■ JOB: Pictures are not part of the copy. Retype the lines from the first one through the line that contains "(b6) at (989,270)".

■ INFORMATION SUPPLIED:
· · · ·

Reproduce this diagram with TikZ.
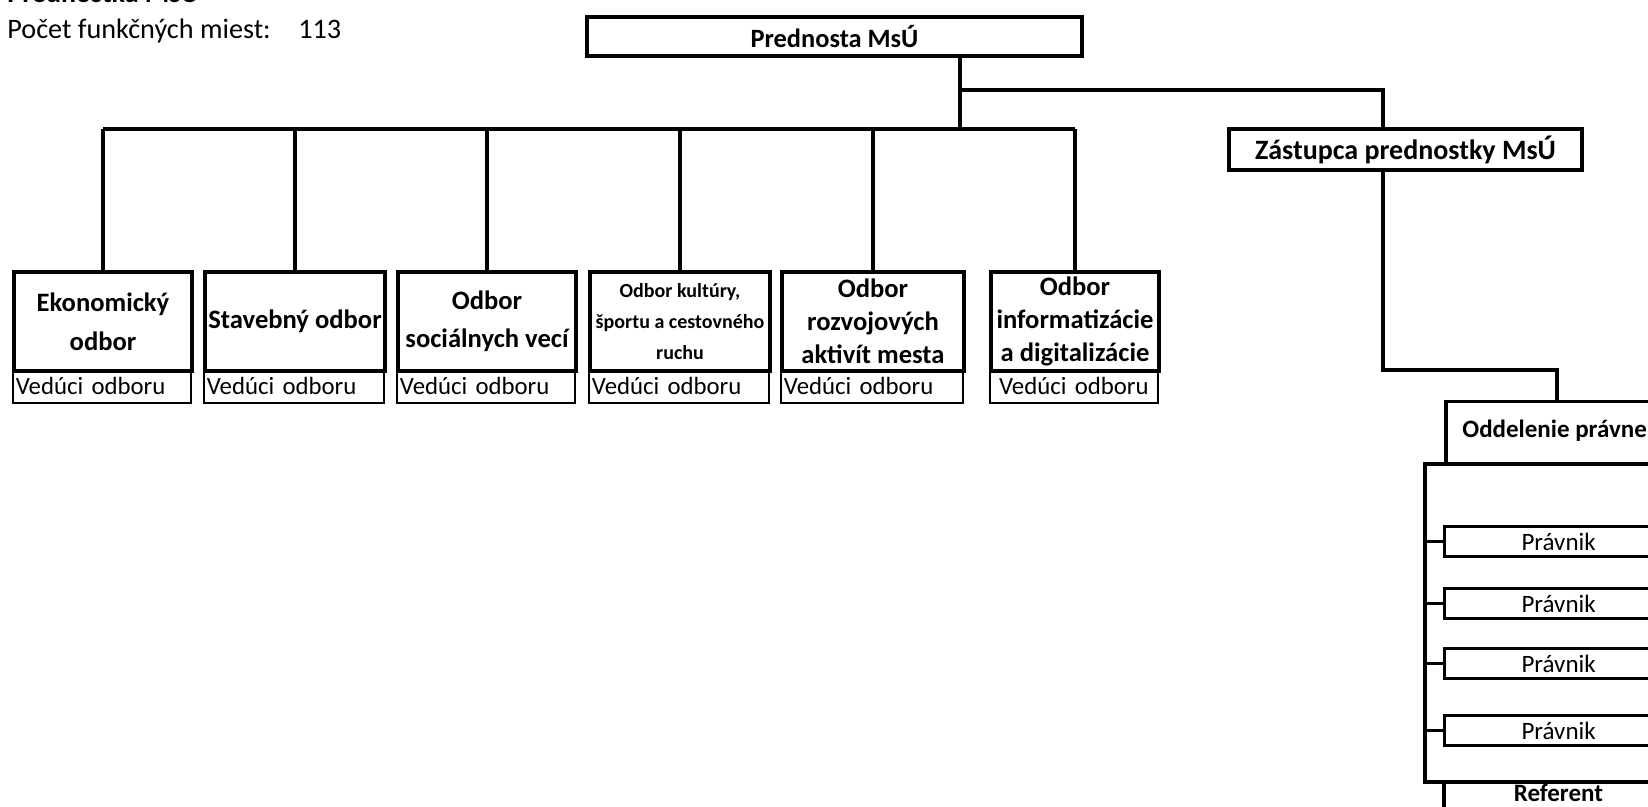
\documentclass[tikz,border=0pt]{standalone}
\usepackage{fontspec}
\setmainfont{Carlito}
\begin{document}
\begin{tikzpicture}[x=0.5pt,y=-0.5pt,
  conn/.style={line width=1.6pt},
  deptbox/.style={draw,line width=2pt,inner sep=0pt,anchor=north west,align=center,minimum height=49.5pt,font=\bfseries\fontsize{13.3}{17.5}\selectfont},
  headbox/.style={draw,line width=0.9pt,inner sep=0pt,inner xsep=1.5pt,anchor=north west,minimum height=16.5pt,align=left,font=\fontsize{12.4}{14}\selectfont},
  topbox/.style={draw,line width=2pt,inner sep=0pt,anchor=north west,minimum height=19.5pt,font=\bfseries\fontsize{13.2}{15}\selectfont},
  subbox/.style={draw,line width=1.6pt,inner sep=0pt,anchor=north west,minimum width=114pt,minimum height=15pt,font=\fontsize{12.5}{14}\selectfont},
  plain/.style={inner sep=0pt,anchor=base west}
]
\useasboundingbox (0,0) rectangle (1648,807);
\clip (0,0) rectangle (1648,807);

% header texts
\node[plain,font=\bfseries\fontsize{14}{16}\selectfont] (title) at (7,3) {Prednostka MsÚ};
\node[plain,font=\fontsize{14.1}{16}\selectfont] (count) at (7,39) {Počet funkčných miest:};
\node[plain,font=\fontsize{14.1}{16}\selectfont] (num) at (298,39) {113};

% top boxes
\node[topbox,minimum width=247.5pt] (pred) at (585,15) {Prednosta MsÚ};
\node[topbox,minimum width=176.5pt,minimum height=20.5pt,font=\bfseries\fontsize{14}{16}\selectfont] (zast) at (1227,127) {Zástupca prednostky MsÚ};

% department boxes
\node[deptbox,minimum width=89pt,font=\bfseries\fontsize{13.3}{19.5}\selectfont] (b1) at (12,270) {Ekonomický\\odbor};
\node[deptbox,minimum width=90pt] (b2) at (203,270) {Stavebný odbor};
\node[deptbox,minimum width=89pt,font=\bfseries\fontsize{13.3}{19}\selectfont] (b3) at (396,270) {Odbor\\sociálnych vecí};
\node[deptbox,minimum width=90pt,font=\bfseries\fontsize{10}{15.5}\selectfont] (b4) at (588,270) {Odbor kultúry,\\športu a cestovného\\ruchu};
\node[deptbox,minimum width=91pt,font=\bfseries\fontsize{13.3}{16.5}\selectfont] (b5) at (780,270) {Odbor\\rozvojových\\aktivít mesta};
\node[deptbox,minimum width=84pt,font=\bfseries\fontsize{13.3}{16.5}\selectfont] (b6) at (989,270) {Odbor\\informatizácie\\a digitalizácie};

% heads
\node[headbox,text width=86pt] (h1) at (12,369) {Vedúci odboru};
\node[headbox,text width=87pt] (h2) at (203,369) {Vedúci odboru};
\node[headbox,text width=86pt] (h3) at (396,369) {Vedúci odboru};
\node[headbox,text width=87pt] (h4) at (588,369) {Vedúci odboru};
\node[headbox,text width=88pt] (h5) at (780,369) {Vedúci odboru};
\node[headbox,text width=81pt,align=center] (h6) at (989,369) {Vedúci odboru};

% connectors top
\coordinate (bus) at (960,129);
\coordinate (br) at (960,90);
\coordinate (zx) at (1383,0);
\coordinate (bend) at (1470,370);
\coordinate (ox) at (1557,0);
\draw[conn] (pred.south -| bus) -- (bus);
\draw[conn] (b1.north |- bus) -- (b6.north |- bus);
\foreach \i in {1,...,6} {\draw[conn] (b\i.north) -- (b\i.north |- bus);}
\draw[conn] (br) -| (zast.north -| zx);

% right section
\node[draw,line width=1.75pt,inner sep=0pt,anchor=north west,minimum width=140pt,minimum height=159pt] (grp) at (1423,462) {};
\node[draw,line width=1.75pt,inner sep=0pt,anchor=north west,minimum width=158pt,minimum height=31pt] (odd) at (1444,400) {};
\node[inner sep=0pt,anchor=west,font=\bfseries\fontsize{12.5}{15}\selectfont] (oddt) at (1462,431) {Oddelenie právne};
\draw[conn] (zast.south -| zx) |- (bend) -| (odd.north -| ox);

\node[subbox] (p1) at (1443,525) {Právnik};
\node[subbox] (p2) at (1443,587) {Právnik};
\node[subbox] (p3) at (1443,647) {Právnik};
\node[subbox] (p4) at (1443,714) {Právnik};
\foreach \i in {1,...,4} {\draw[conn] (grp.west |- p\i.west) -- (p\i.west);}
\node[inner sep=0pt,anchor=north west,minimum width=114pt,minimum height=11pt,font=\bfseries\fontsize{12.5}{14}\selectfont] (ref) at (1444,781) {Referent};
\draw[line width=1.6pt] (ref.north west) -- (ref.south west) -- ++(0,10);
\end{tikzpicture}
\end{document}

· · · ·

■ RESULT OF THIS EXERCISE:
Reproduce this diagram with TikZ.
\documentclass[tikz,border=0pt]{standalone}
\usepackage{fontspec}
\setmainfont{Carlito}
\begin{document}
\begin{tikzpicture}[x=0.5pt,y=-0.5pt,
  conn/.style={line width=1.6pt},
  deptbox/.style={draw,line width=2pt,inner sep=0pt,anchor=north west,align=center,minimum height=49.5pt,font=\bfseries\fontsize{13.3}{17.5}\selectfont},
  headbox/.style={draw,line width=0.9pt,inner sep=0pt,inner xsep=1.5pt,anchor=north west,minimum height=16.5pt,align=left,font=\fontsize{12.4}{14}\selectfont},
  topbox/.style={draw,line width=2pt,inner sep=0pt,anchor=north west,minimum height=19.5pt,font=\bfseries\fontsize{13.2}{15}\selectfont},
  subbox/.style={draw,line width=1.6pt,inner sep=0pt,anchor=north west,minimum width=114pt,minimum height=15pt,font=\fontsize{12.5}{14}\selectfont},
  plain/.style={inner sep=0pt,anchor=base west}
]
\useasboundingbox (0,0) rectangle (1648,807);
\clip (0,0) rectangle (1648,807);

% header texts
\node[plain,font=\bfseries\fontsize{14}{16}\selectfont] (title) at (7,3) {Prednostka MsÚ};
\node[plain,font=\fontsize{14.1}{16}\selectfont] (count) at (7,39) {Počet funkčných miest:};
\node[plain,font=\fontsize{14.1}{16}\selectfont] (num) at (298,39) {113};

% top boxes
\node[topbox,minimum width=247.5pt] (pred) at (585,15) {Prednosta MsÚ};
\node[topbox,minimum width=176.5pt,minimum height=20.5pt,font=\bfseries\fontsize{14}{16}\selectfont] (zast) at (1227,127) {Zástupca prednostky MsÚ};

% department boxes
\node[deptbox,minimum width=89pt,font=\bfseries\fontsize{13.3}{19.5}\selectfont] (b1) at (12,270) {Ekonomický\\odbor};
\node[deptbox,minimum width=90pt] (b2) at (203,270) {Stavebný odbor};
\node[deptbox,minimum width=89pt,font=\bfseries\fontsize{13.3}{19}\selectfont] (b3) at (396,270) {Odbor\\sociálnych vecí};
\node[deptbox,minimum width=90pt,font=\bfseries\fontsize{10}{15.5}\selectfont] (b4) at (588,270) {Odbor kultúry,\\športu a cestovného\\ruchu};
\node[deptbox,minimum width=91pt,font=\bfseries\fontsize{13.3}{16.5}\selectfont] (b5) at (780,270) {Odbor\\rozvojových\\aktivít mesta};
\node[deptbox,minimum width=84pt,font=\bfseries\fontsize{13.3}{16.5}\selectfont] (b6) at (989,270) {Odbor\\informatizácie\\a digitalizácie};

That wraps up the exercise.